Requirements: Lines that contain the string "matplotlib" are to be copied; leave out all others.

* * * *

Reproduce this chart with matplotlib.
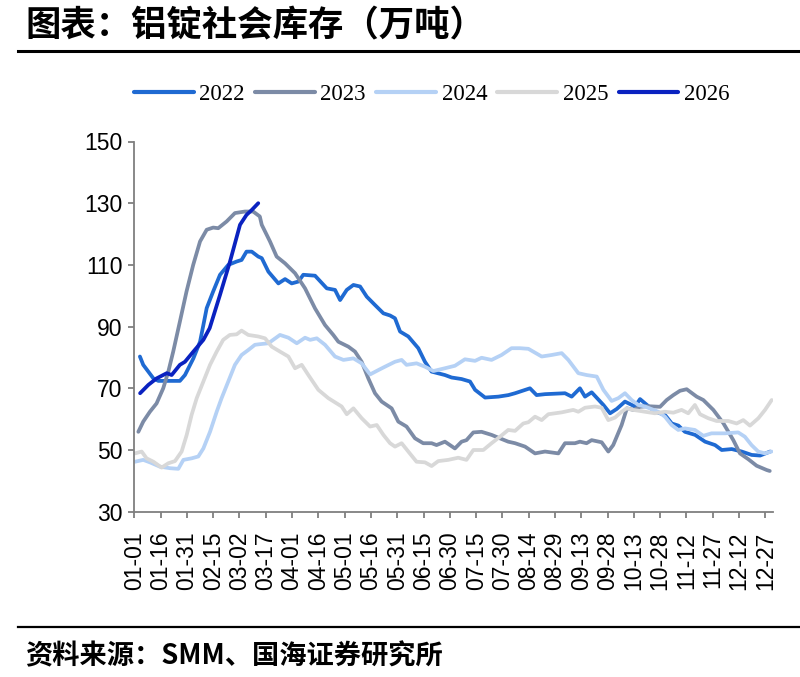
import matplotlib
matplotlib.use("Agg")
import matplotlib.pyplot as plt
from matplotlib.lines import Line2D

# ---------------- data (x = day of year, 0 = 01-01) ----------------
tick_days = [0, 15, 30, 45, 60, 75, 90, 105, 120, 135, 150, 165, 180, 195, 210,
             225, 240, 255, 270, 285, 300, 315, 330, 345, 360]
tick_labels = ["01-01", "01-16", "01-31", "02-15", "03-02", "03-17", "04-01", "04-16",
               "05-01", "05-16", "05-31", "06-15", "06-30", "07-15", "07-30", "08-14",
               "08-29", "09-13", "09-28", "10-13", "10-28", "11-12", "11-27", "12-12", "12-27"]
y_ticks = [30, 50, 70, 90, 110, 130, 150]

d22 = [3.2, 5.1, 8, 10.9, 13.7, 26, 28.9, 33.7, 37.5, 39.4, 41.3, 45, 48.9, 53.6, 58.4, 61.2,
       64, 67, 70.7, 72.7, 76.5, 82.2, 86, 89.8, 93.6, 96.4, 103.1, 109.8, 114.5, 117.4, 121.2,
       125, 128.8, 132.6, 137.3, 142.1, 145.9, 148.7, 151.6, 156.3, 162, 165.8, 169.6, 177.2,
       181, 186.7, 191.5, 194.4, 200.1, 207.7, 213.4, 217.2, 225.7, 229.5, 234.3, 245.7, 249.5,
       254.2, 257.1, 260.9, 267.6, 271.4, 275.2, 279.9, 285.6, 288.5, 291.4, 297, 302.7, 306.6,
       310.4, 314.1, 319.9, 325.6, 331.3, 335.1, 340.8, 346.5, 352.2, 357, 362.7]
v22 = [80.3, 77.6, 75.4, 73.2, 72.4, 72.4, 74.3, 79.7, 85.1, 90.5, 96.0, 101.4, 106.8, 110.0,
       111.1, 111.6, 114.3, 114.3, 112.7, 112.2, 107.8, 104.0, 105.4, 104.0, 104.6, 106.8, 106.5,
       102.4, 101.9, 98.6, 101.9, 103.5, 103.0, 99.7, 97.0, 94.3, 93.6, 92.7, 88.4, 86.8, 83.0,
       78.6, 75.4, 74.3, 73.5, 73.0, 72.2, 69.5, 67.0, 67.3, 67.8, 68.4, 70.0, 67.8, 68.1, 68.4,
       67.3, 70.0, 67.3, 68.7, 64.6, 61.9, 63.3, 65.7, 64.1, 66.5, 65.1, 62.4, 61.4, 58.6, 57.9,
       55.9, 54.9, 52.7, 51.6, 50.0, 50.3, 49.5, 48.4, 48.2, 49.5]

d23 = [2.3, 5.1, 8.9, 12.7, 16.5, 19.4, 22.2, 26, 29.8, 33.6, 37.5, 41.3, 45, 47.9, 52.7, 57.4,
       63.1, 67.8, 71.6, 72.7, 77.4, 81.2, 86, 91.7, 97.4, 103.1, 108.8, 113.5, 116.4, 122.1,
       125.9, 129.7, 133.5, 137.3, 141.1, 146.8, 150.6, 155.3, 160.1, 164.8, 169.6, 172.4, 177.2,
       182.9, 186.7, 189.5, 193.4, 198.1, 203.8, 208.5, 213.3, 217.2, 222.9, 228.6, 234.3, 241.9,
       245.7, 251.4, 254.2, 258, 260.9, 266.6, 270.4, 273.2, 278, 281, 284.7, 288.5, 293, 299.9,
       303.7, 307.5, 311.3, 315.1, 320.8, 324.6, 330.3, 336, 341.7, 345.5, 350.3, 355, 360.8, 362.5]
v23 = [55.9, 59.2, 62.4, 65.1, 70.0, 75.4, 81.9, 91.6, 101.4, 110.0, 117.6, 121.4, 122.1, 121.9,
       124.1, 126.8, 127.3, 127.3, 125.7, 123.0, 117.6, 112.7, 110.5, 107.3, 102.4, 95.9, 90.5,
       87.3, 85.1, 83.5, 81.9, 78.6, 73.2, 68.4, 65.7, 63.5, 59.2, 57.6, 53.8, 52.2, 52.2, 51.6,
       52.7, 50.5, 52.7, 53.2, 55.7, 55.9, 54.9, 53.8, 52.7, 52.2, 51.1, 48.9, 49.5, 48.9, 52.2,
       52.2, 52.7, 52.2, 53.2, 52.5, 49.5, 51.6, 58.1, 63.5, 63.0, 64.0, 64.2, 64.0, 66.2, 67.8,
       69.2, 69.7, 67.3, 66.2, 63.0, 58.7, 53.2, 48.9, 47.0, 44.9, 43.5, 43.2]

d24 = [0.4, 5.1, 8.9, 14.6, 20.4, 25.1, 28, 32.7, 36.5, 39.4, 43.2, 47, 49.8, 53.6, 57.4, 61.2,
       65, 68.8, 71.6, 76.5, 83.1, 87.9, 92.7, 97.4, 100.3, 104.1, 108.8, 114.5, 119.3, 125,
       129.7, 134.5, 139.2, 143, 148.7, 152.5, 155.3, 161, 165.8, 170.6, 177.2, 182.9, 188.6,
       194.4, 198.1, 203.8, 209.5, 215.2, 220, 224.8, 232.4, 238.1, 243.8, 247.6, 253.3, 258,
       263.8, 267.6, 272.3, 276.1, 279.9, 283.7, 287.5, 291.3, 298.9, 302.7, 306.5, 310.3, 314.1,
       319.8, 324.6, 329.3, 336.9, 344.5, 348.3, 352.1, 355.9, 359.7, 363.5]
v24 = [46.2, 46.8, 46.0, 44.6, 44.1, 43.9, 46.8, 47.3, 47.9, 50.5, 55.9, 62.4, 66.8, 72.2, 77.6,
       80.8, 82.4, 84.1, 84.3, 84.6, 87.3, 86.4, 84.6, 86.4, 85.7, 86.2, 84.1, 80.3, 79.2, 79.7,
       78.1, 74.5, 75.9, 77.0, 78.6, 79.2, 77.6, 78.1, 77.0, 75.6, 76.5, 77.3, 79.4, 78.9, 79.9,
       79.2, 80.8, 83.0, 83.0, 82.8, 80.3, 80.8, 81.4, 79.2, 74.9, 74.3, 73.8, 69.5, 65.9, 66.8,
       68.4, 66.2, 64.6, 64.1, 62.4, 60.8, 58.1, 56.5, 57.0, 56.5, 54.6, 55.4, 55.4, 55.7, 54.3,
       51.6, 49.5, 48.9, 49.5]

d25 = [0.4, 4.2, 7, 10.9, 15.6, 19.4, 23.2, 27, 29.9, 32.7, 35.6, 39.4, 43.2, 47, 50.7, 54.5,
       58.4, 61.2, 65, 70.7, 74.6, 78.4, 83.1, 87.9, 91.7, 95.5, 99.3, 105, 110.7, 118.3, 121.2,
       125, 129.7, 134.5, 138.3, 142.1, 145.9, 148.7, 152.5, 156.3, 161, 165.8, 169.6, 173.4,
       179.1, 184.8, 189.5, 193.4, 199.1, 203.8, 208.6, 213.3, 217.2, 221.9, 224.8, 228.6, 232.4,
       236.2, 243.8, 250.4, 253.3, 257.1, 262.8, 266.6, 270.4, 274.2, 278, 280.8, 284.6, 291.3,
       297, 302.7, 307.5, 312.2, 316, 319.8, 322.7, 327.4, 332.2, 338.9, 343.6, 347.4, 351.2,
       356, 359.8, 363.6]
v25 = [48.9, 49.5, 47.3, 46.2, 44.3, 45.7, 46.4, 49.5, 54.9, 61.4, 66.8, 72.2, 77.6, 81.9, 85.7,
       87.3, 87.5, 88.7, 87.3, 86.8, 86.2, 83.5, 81.9, 80.3, 76.5, 77.6, 74.3, 69.5, 66.8, 64.1,
       61.6, 63.5, 60.3, 57.6, 58.1, 54.9, 52.2, 51.1, 52.2, 49.5, 46.2, 46.0, 44.8, 46.4, 46.8,
       47.5, 46.8, 50.0, 50.0, 52.2, 54.3, 56.5, 56.2, 58.6, 59.0, 60.8, 59.7, 61.6, 62.2, 63.0,
       62.4, 63.7, 64.1, 63.7, 59.7, 60.5, 62.4, 63.5, 63.0, 62.4, 61.9, 62.4, 62.1, 63.0, 61.9,
       64.6, 61.6, 60.3, 59.4, 59.4, 58.6, 59.7, 57.9, 60.3, 63.0, 66.2]

d26 = [3.3, 8, 12.7, 18.5, 21.3, 26, 28.9, 33.7, 39.4, 43, 48.9, 54.6, 60.3, 64, 67, 70.7]
v26 = [68.4, 71.1, 73.2, 74.9, 74.3, 77.6, 78.6, 81.9, 85.7, 89.5, 100.3, 111.1, 123.0, 126.2,
       127.8, 130.0]

series_names = ["2022", "2023", "2024", "2025", "2026"]
series_x = [d22, d23, d24, d25, d26]
series_y = [v22, v23, v24, v25, v26]
colors = ["#1f6ad2", "#7c8ba6", "#b5d1f5", "#d8d8d8", "#0a22c0"]

title = "图表：铝锭社会库存（万吨）"
source = "资料来源：SMM、国海证券研究所"

# ---------------- figure ----------------
W, H = 800, 677
fig = plt.figure(figsize=(W / 100, H / 100), dpi=100)
left, right, top, bottom = 134.3, 773, 141.5, 511.7
ax = fig.add_axes([left / W, 1 - bottom / H, (right - left) / W, (bottom - top) / H])

for xs, ys, c, name in zip(series_x, series_y, colors, series_names):
    ax.plot(xs, ys, color=c, lw=2.7, label=name, solid_capstyle="round", solid_joinstyle="round")

ax.set_xlim(0, (right - left) / 1.753)
ax.set_ylim(30, 150)
ax.set_yticks(y_ticks)
ax.set_xticks(tick_days)
ax.set_xticklabels(tick_labels, rotation=90)

spine_c = "#7f7f7f"
for s in ["top", "right"]:
    ax.spines[s].set_visible(False)
for s in ["left", "bottom"]:
    ax.spines[s].set_color(spine_c)
    ax.spines[s].set_linewidth(1.3)
ax.tick_params(axis="both", direction="out", length=4.5, width=1.3, color=spine_c,
               labelsize=16.5, labelcolor="black")
ax.tick_params(axis="x", pad=10)
ax.tick_params(axis="y", pad=4)
for lab in ax.get_xticklabels() + ax.get_yticklabels():
    lab.set_family(["Liberation Sans", "DejaVu Sans"])

leg = fig.legend(loc="center left", bbox_to_anchor=(134 / W, 1 - 94 / H),
                 ncol=5, frameon=False, handlelength=2.6, handletextpad=0.25,
                 columnspacing=0.45, borderpad=0, borderaxespad=0,
                 prop={"family": ["Liberation Serif", "DejaVu Serif"], "size": 16.5})
for h in leg.get_lines():
    h.set_linewidth(3.0)

fig.text(25 / W, 1 - 26 / H, title, ha="left", va="center", fontsize=25.5,
         fontweight="heavy", family=["Noto Sans CJK SC", "DejaVu Sans"])
fig.add_artist(Line2D([18 / W, 1.0], [1 - 50.5 / H] * 2, color="black", lw=2.2))
fig.add_artist(Line2D([18 / W, 1.0], [1 - 627 / H] * 2, color="black", lw=1.6))
fig.text(25 / W, 1 - 656 / H, source, ha="left", va="center", fontsize=19.6,
         fontweight="heavy", family=["Noto Sans CJK SC", "DejaVu Sans"])

fig.savefig("out.png", dpi=100, facecolor="white")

* * * *

Final result:
Reproduce this chart with matplotlib.
import matplotlib
matplotlib.use("Agg")
import matplotlib.pyplot as plt
from matplotlib.lines import Line2D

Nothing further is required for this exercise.